Introduction

Metrics For Content Effectiveness: Part 3 of probably 4: The pageview is dead. Long live the pageview.

Metrics For Content Effectiveness: Part 3 of probably 4: The pageview is dead. Long live the pageview.

Remember last time, I said pageviews was a crappy metric for measuring content effectiveness? Well, today, I’m here to tell you about an exception.

I had a client who was changing up some content on a particular topic. If we looked at engagement rates (like the dwell and scroll, clicks on the page, etc), it was pretty good. It’s niche content that you’re unlikely to just stumble upon. Most people who made it to the page had a very specific thing to do and they did it, regardless of how difficult it was. But they just needed more people to visit the page. They wanted to update their content to be good, digestible, but also easy to find.
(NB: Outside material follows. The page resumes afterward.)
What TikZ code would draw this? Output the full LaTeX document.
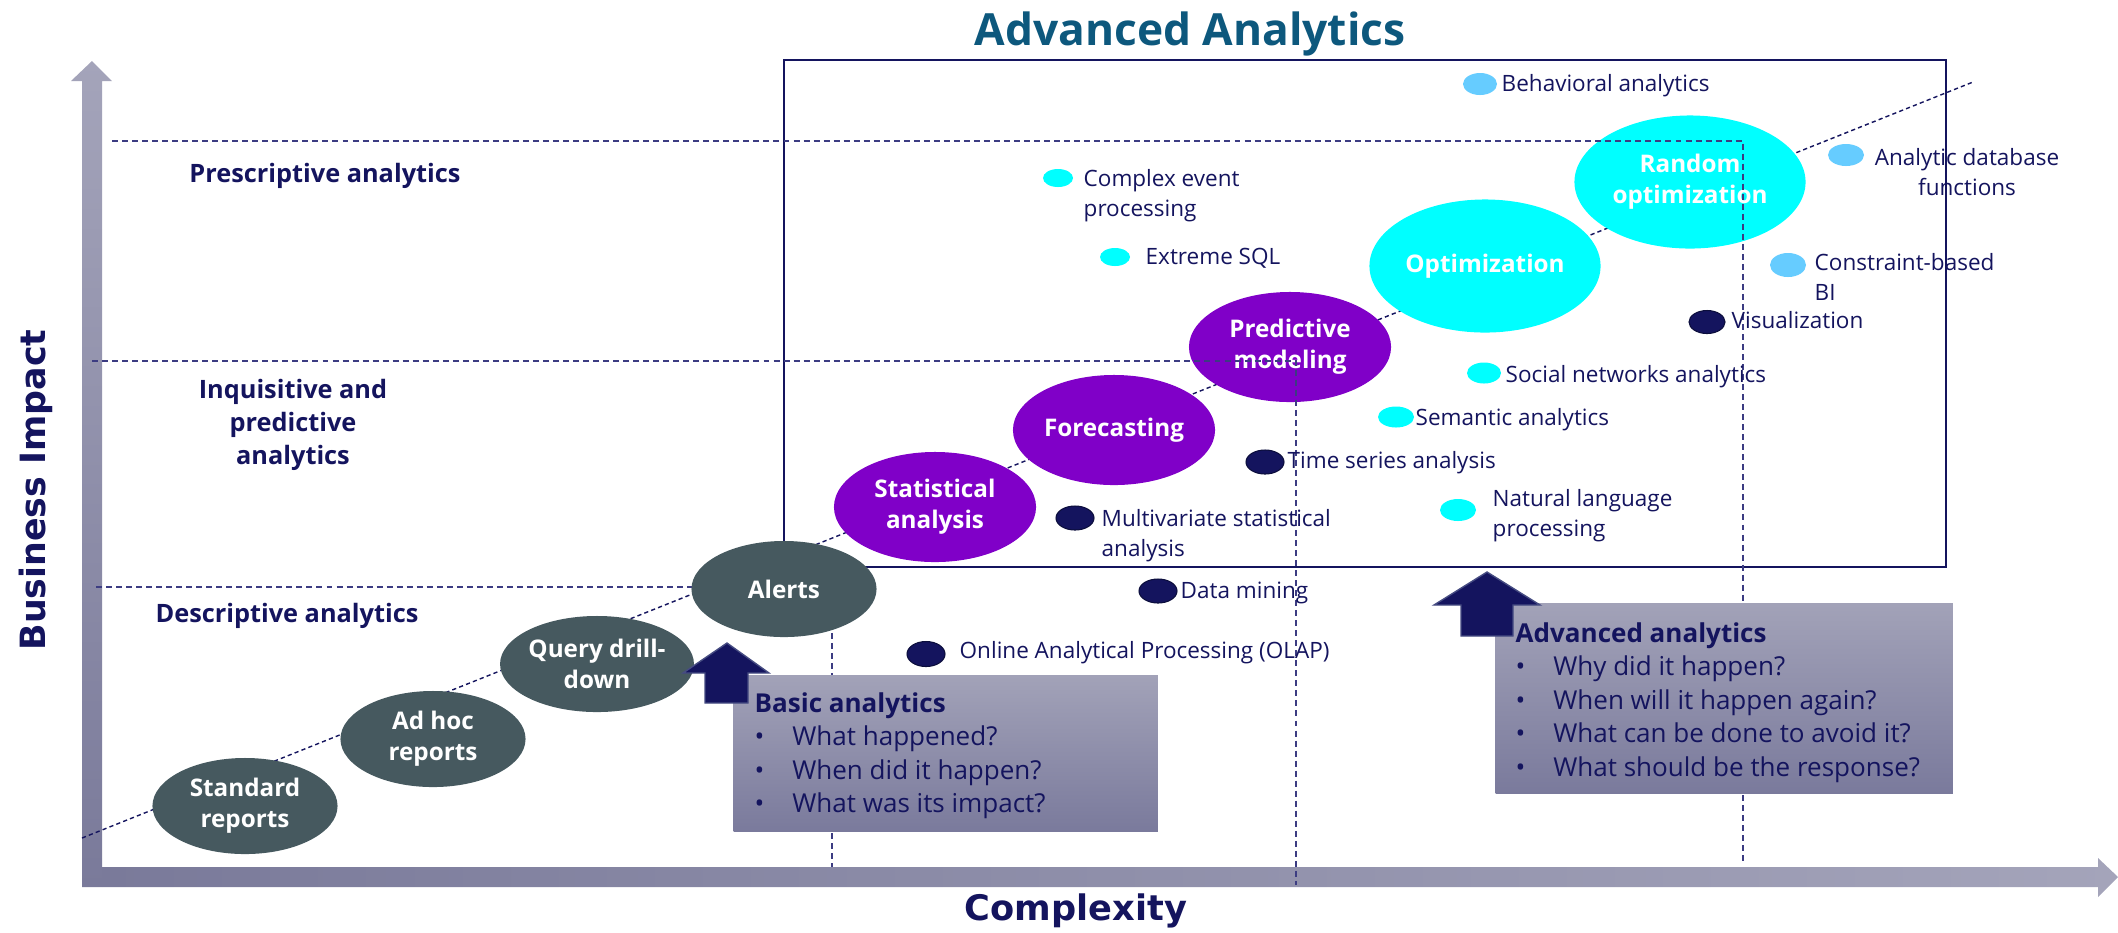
\documentclass[tikz,border=0pt]{standalone}
\usepackage{fontspec}
\setmainfont{Open Sans}
\newfontfamily\axisfont{DejaVu Sans}
\usepackage{xcolor}
\usepackage{tikz}
\usetikzlibrary{shapes,calc}

\definecolor{inknavy}{RGB}{20,20,94}
\definecolor{inkdeep}{RGB}{12,14,60}
\definecolor{titleblue}{RGB}{13,88,125}
\definecolor{slate}{RGB}{70,89,95}
\definecolor{violetb}{RGB}{128,0,200}
\definecolor{aqua}{RGB}{0,255,255}
\definecolor{skyb}{RGB}{102,204,255}
\definecolor{axislight}{RGB}{164,164,186}
\definecolor{axisdark}{RGB}{122,122,154}
\definecolor{boxtop}{RGB}{162,162,184}
\definecolor{boxbot}{RGB}{122,122,156}
\definecolor{gridcol}{RGB}{60,60,130}
\definecolor{arrowedge}{RGB}{70,76,130}

\newcommand{\qbul}{\makebox[10.7pt][l]{\textbullet}}

\begin{document}
\begin{tikzpicture}[x=0.01cm,y=-0.01cm]
        % Styles for bubbles, dots, labels and boxes
        \tikzstyle{bub}=[ellipse, inner sep=0pt, outer sep=0pt, text=white, align=center, font=\bfseries\fontsize{6.9}{8.8}\selectfont]
        \tikzstyle{basebub}=[bub, fill=slate, minimum width=1.85cm, minimum height=0.96cm]
        \tikzstyle{predbub}=[bub, fill=violetb, minimum width=2.02cm, minimum height=1.1cm]
        \tikzstyle{optbub}=[bub, fill=aqua, minimum width=2.31cm, minimum height=1.33cm]
        \tikzstyle{dot}=[ellipse, inner sep=0pt, outer sep=0pt, minimum width=0.36cm, minimum height=0.22cm]
        \tikzstyle{navydot}=[dot, fill=inknavy, draw=inkdeep, line width=0.3pt, minimum width=0.38cm, minimum height=0.24cm]
        \tikzstyle{cyandot}=[dot, fill=aqua]
        \tikzstyle{skydot}=[dot, fill=skyb]
        \tikzstyle{lbl}=[anchor=west, inner sep=0pt, text=inknavy, align=left, font=\fontsize{6.4}{8.5}\selectfont]
        \tikzstyle{region}=[inner sep=0pt, text=inknavy, align=center, font=\bfseries\fontsize{7.2}{9.4}\selectfont]
        \tikzstyle{qbox}=[anchor=north west, inner sep=0pt, top color=boxtop, bottom color=boxbot]
        \tikzstyle{boxtxt}=[anchor=north west, inner sep=0pt, text=inknavy, align=left, font=\fontsize{7.4}{9.5}\selectfont]
        \tikzstyle{gridln}=[gridcol, line width=0.45pt, dash pattern=on 1.7pt off 1.15pt]
        \tikzstyle{trend}=[inknavy, line width=0.4pt, dash pattern=on 1.2pt off 0.9pt]
        \tikzstyle{uparrow}=[fill=inknavy, draw=arrowedge, line width=0.4pt]

        \useasboundingbox (0,0) rectangle (2118,932);

        % Axes
        \shade[top color=axislight, bottom color=axisdark] (82,887) -- (82,81) -- (71,81) -- (92,61) -- (112,81) -- (102,81) -- (102,887) -- cycle;
        \shade[left color=axisdark, right color=axislight] (102,867) -- (2098,867) -- (2098,858) -- (2118,877) -- (2098,897) -- (2098,887) -- (102,887) -- cycle;
        \node[rotate=90, anchor=base, text=inknavy, font=\axisfont\bfseries\fontsize{9.9}{12}\selectfont] (yaxlbl) at (45,490) {Business Impact};
        \node[anchor=base, text=inknavy, font=\axisfont\bfseries\fontsize{10}{12}\selectfont] (xaxlbl) at (1076,920) {Complexity};

        % Trend line behind the bubbles
        \coordinate (trendS) at (82,838);
        \coordinate (trendE) at (1973,82);
        \draw[trend] (trendS) -- (trendE);

        % Lowest level line (hidden by Alerts)
        \draw[gridln] (96,587) -- (832,587) -- (832,867);

        % Advanced Analytics frame and title
        \draw[inknavy, line width=0.75pt] (784,60) rectangle (1946,567);
        \node[anchor=base, text=titleblue, font=\bfseries\fontsize{12.6}{15}\selectfont] (title) at (1190,45) {Advanced Analytics};

        % Bubbles along the trend
        \node[basebub] (std) at (245,806) {Standard\\reports};
        \node[basebub] (adhoc) at (433,739) {Ad hoc\\reports};
        \node[basebub] (query) at (597,664) {Query drill-\\down};
        \node[basebub] (alerts) at (784,589) {Alerts};
        \node[predbub] (stat) at (935,507) {Statistical\\analysis};
        \node[predbub] (fore) at (1114,430) {Forecasting};
        \node[predbub] (pred) at (1290,347) {Predictive\\modeling};
        \node[optbub] (optim) at (1485,266) {Optimization};
        \node[optbub] (rand) at (1690,182) {Random\\optimization};

        % Level lines over the bubbles
        \draw[gridln] (112,141) -- (1743,141) -- (1743,864);
        \draw[gridln] (92,361) -- (1296,361) -- (1296,885);

        % Level names
        \node[region, anchor=base] (presc) at (325,182) {Prescriptive analytics};
        \node[region] (inqui) at (293,425) {Inquisitive and\\predictive\\analytics};
        \node[region, anchor=base] (descr) at (287,622) {Descriptive analytics};

        % Dots with their labels
        \node[skydot, minimum width=0.34cm] (behav) at (1480,84) {};
        \node[lbl] (behavt) at (1501,86) {Behavioral analytics};
        \node[cyandot, minimum width=0.30cm, minimum height=0.18cm] (cep) at (1058,178) {};
        \node[lbl] (cept) at (1083,196) {Complex event\\processing};
        \node[cyandot, minimum width=0.30cm, minimum height=0.18cm] (xsql) at (1115,257) {};
        \node[lbl] (xsqlt) at (1145,258) {Extreme SQL};
        \node[skydot] (adb) at (1846,155) {};
        \node[lbl, anchor=center, align=center] (adbt) at (1967,172) {Analytic database\\functions};
        \node[skydot, minimum height=0.24cm] (cbi) at (1788,265) {};
        \node[lbl] (cbit) at (1814,277) {Constraint-based\\BI};
        \node[navydot, minimum width=0.36cm, minimum height=0.23cm] (vis) at (1707,322) {};
        \node[lbl] (vist) at (1731,320) {Visualization};
        \node[cyandot, minimum width=0.34cm, minimum height=0.21cm] (sna) at (1484,373) {};
        \node[lbl] (snat) at (1505,377) {Social networks analytics};
        \node[cyandot, minimum height=0.21cm] (sem) at (1396,417) {};
        \node[lbl] (semt) at (1415,420) {Semantic analytics};
        \node[navydot] (tsa) at (1265,462) {};
        \node[lbl] (tsat) at (1287,463) {Time series analysis};
        \node[navydot] (mva) at (1075,518) {};
        \node[lbl] (mvat) at (1101,536) {Multivariate statistical\\analysis};
        \node[cyandot] (nlp) at (1458,510) {};
        \node[lbl] (nlpt) at (1492,516) {Natural language\\processing};
        \node[navydot] (dmin) at (1158,591) {};
        \node[lbl] (dmint) at (1180,593) {Data mining};
        \node[navydot, minimum height=0.25cm] (olap) at (926,654) {};
        \node[lbl] (olapt) at (959,653) {Online Analytical Processing (OLAP)};

        % Question boxes
        \node[qbox, minimum width=4.24cm, minimum height=1.56cm] (basicbox) at (733,675) {};
        \node[qbox, minimum width=4.57cm, minimum height=1.90cm] (advbox) at (1495,603) {};

        % Block arrows pointing up
        \filldraw[uparrow] (727,643) -- (769,673) -- (748,673) -- (748,703) -- (705,703) -- (705,673) -- (683,673) -- cycle;
        \filldraw[uparrow] (1487,572) -- (1540,605) -- (1513,605) -- (1513,636) -- (1461,636) -- (1461,605) -- (1434,605) -- cycle;

        % Box texts
        \node[boxtxt] (basict) at (754,692) {\textbf{Basic analytics}\\\qbul What happened?\\\qbul When did it happen?\\\qbul What was its impact?};
        \node[boxtxt] (advt) at (1515,622) {\textbf{Advanced analytics}\\\qbul Why did it happen?\\\qbul When will it happen again?\\\qbul What can be done to avoid it?\\\qbul What should be the response?};

    \end{tikzpicture}
\end{document}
This client was, unquestionably, the absolute authority on this topic. But you wouldn’t know it if you looked at organic search results. They sometimes came in at the bottom, even when the query included their organization name. Organic search was instead dominated by “middlemen businesses” that would invariably give you the same information, but not before trying to sell you something.

The client made changes to the content. There was a lot of usability testing, surveys, and talking to the customers. They didn’t change or adjust their content specifically for SEO purposes. But they kept it in mind.

So how could we measure the success of this change? The users who already made it to the page almost always completed their task, so our content engagement rate was already good. It was unlikely to improve much. Instead, we looked to see if we could get an increase in pageviews from organic search, without a marked dip in engagement. We also looked at a time-to-task metric – how long it took for users to get to the page and click on a few specific links. We wanted that to go down in relation to what we saw in the usability testing.

We didn’t just look at one metric’s change over time. We looked at three within the context of each other. And that let us know if our content updates were successful. If just one metric got better or worse, that didn’t mean we’d succeeded, or failed. But put all three together, we could see where our changes were making an impact.